## [PROBLEM TO WORK ON]
Read through the data and report every line in which the word "matplotlib" occurs.

## [SUPPLIED INFORMATION]

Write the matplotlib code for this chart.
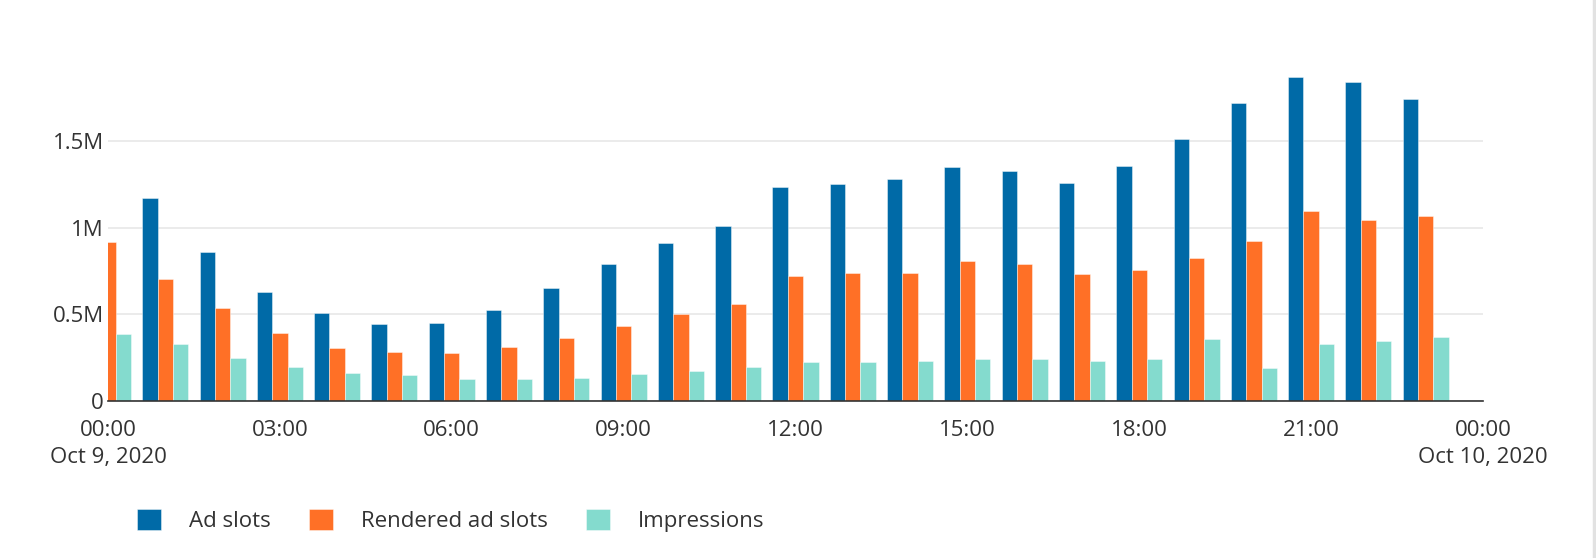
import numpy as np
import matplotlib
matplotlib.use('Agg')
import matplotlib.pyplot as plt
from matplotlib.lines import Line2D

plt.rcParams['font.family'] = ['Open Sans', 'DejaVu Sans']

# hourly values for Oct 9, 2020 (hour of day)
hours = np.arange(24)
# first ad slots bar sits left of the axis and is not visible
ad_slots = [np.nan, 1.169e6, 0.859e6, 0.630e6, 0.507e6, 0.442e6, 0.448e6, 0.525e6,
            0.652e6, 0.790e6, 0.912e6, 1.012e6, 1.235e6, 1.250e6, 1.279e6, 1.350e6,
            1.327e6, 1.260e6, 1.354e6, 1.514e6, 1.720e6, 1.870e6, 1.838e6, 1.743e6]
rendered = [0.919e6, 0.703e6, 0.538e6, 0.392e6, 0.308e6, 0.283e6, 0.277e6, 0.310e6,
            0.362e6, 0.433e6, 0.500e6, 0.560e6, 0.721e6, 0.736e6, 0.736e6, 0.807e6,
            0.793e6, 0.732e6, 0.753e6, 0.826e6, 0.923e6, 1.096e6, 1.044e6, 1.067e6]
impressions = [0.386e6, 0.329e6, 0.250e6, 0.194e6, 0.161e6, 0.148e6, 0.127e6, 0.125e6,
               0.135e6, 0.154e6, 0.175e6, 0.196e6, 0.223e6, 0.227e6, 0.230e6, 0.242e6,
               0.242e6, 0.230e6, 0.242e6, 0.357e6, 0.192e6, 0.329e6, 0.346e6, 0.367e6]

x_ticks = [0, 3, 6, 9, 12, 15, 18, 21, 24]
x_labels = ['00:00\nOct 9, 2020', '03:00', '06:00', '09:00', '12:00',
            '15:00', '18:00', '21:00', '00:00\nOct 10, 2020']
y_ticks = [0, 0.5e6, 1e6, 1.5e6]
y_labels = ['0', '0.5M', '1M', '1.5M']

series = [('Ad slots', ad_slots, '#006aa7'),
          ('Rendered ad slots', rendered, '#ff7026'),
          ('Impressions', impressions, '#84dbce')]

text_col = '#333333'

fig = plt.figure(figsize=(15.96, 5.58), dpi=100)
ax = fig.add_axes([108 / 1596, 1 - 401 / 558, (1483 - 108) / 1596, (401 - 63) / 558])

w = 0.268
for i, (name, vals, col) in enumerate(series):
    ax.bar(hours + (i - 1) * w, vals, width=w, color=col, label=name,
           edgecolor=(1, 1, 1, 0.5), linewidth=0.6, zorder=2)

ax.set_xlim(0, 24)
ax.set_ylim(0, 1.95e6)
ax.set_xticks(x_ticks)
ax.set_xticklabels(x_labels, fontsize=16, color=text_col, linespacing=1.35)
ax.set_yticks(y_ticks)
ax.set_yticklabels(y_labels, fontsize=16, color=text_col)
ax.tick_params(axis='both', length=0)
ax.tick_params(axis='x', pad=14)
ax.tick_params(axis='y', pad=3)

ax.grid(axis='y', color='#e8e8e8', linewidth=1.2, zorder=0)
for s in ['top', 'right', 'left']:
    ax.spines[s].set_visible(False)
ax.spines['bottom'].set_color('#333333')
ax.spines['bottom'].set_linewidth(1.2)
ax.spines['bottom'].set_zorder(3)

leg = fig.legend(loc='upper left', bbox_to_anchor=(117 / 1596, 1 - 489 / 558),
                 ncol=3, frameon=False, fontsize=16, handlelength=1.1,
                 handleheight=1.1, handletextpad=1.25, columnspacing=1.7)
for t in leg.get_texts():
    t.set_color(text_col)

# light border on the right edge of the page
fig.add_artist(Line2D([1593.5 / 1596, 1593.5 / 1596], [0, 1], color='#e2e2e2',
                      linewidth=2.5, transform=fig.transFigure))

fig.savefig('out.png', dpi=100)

## [COMPLETED TASK]
Write the matplotlib code for this chart.
import matplotlib
matplotlib.use('Agg')
import matplotlib.pyplot as plt
from matplotlib.lines import Line2D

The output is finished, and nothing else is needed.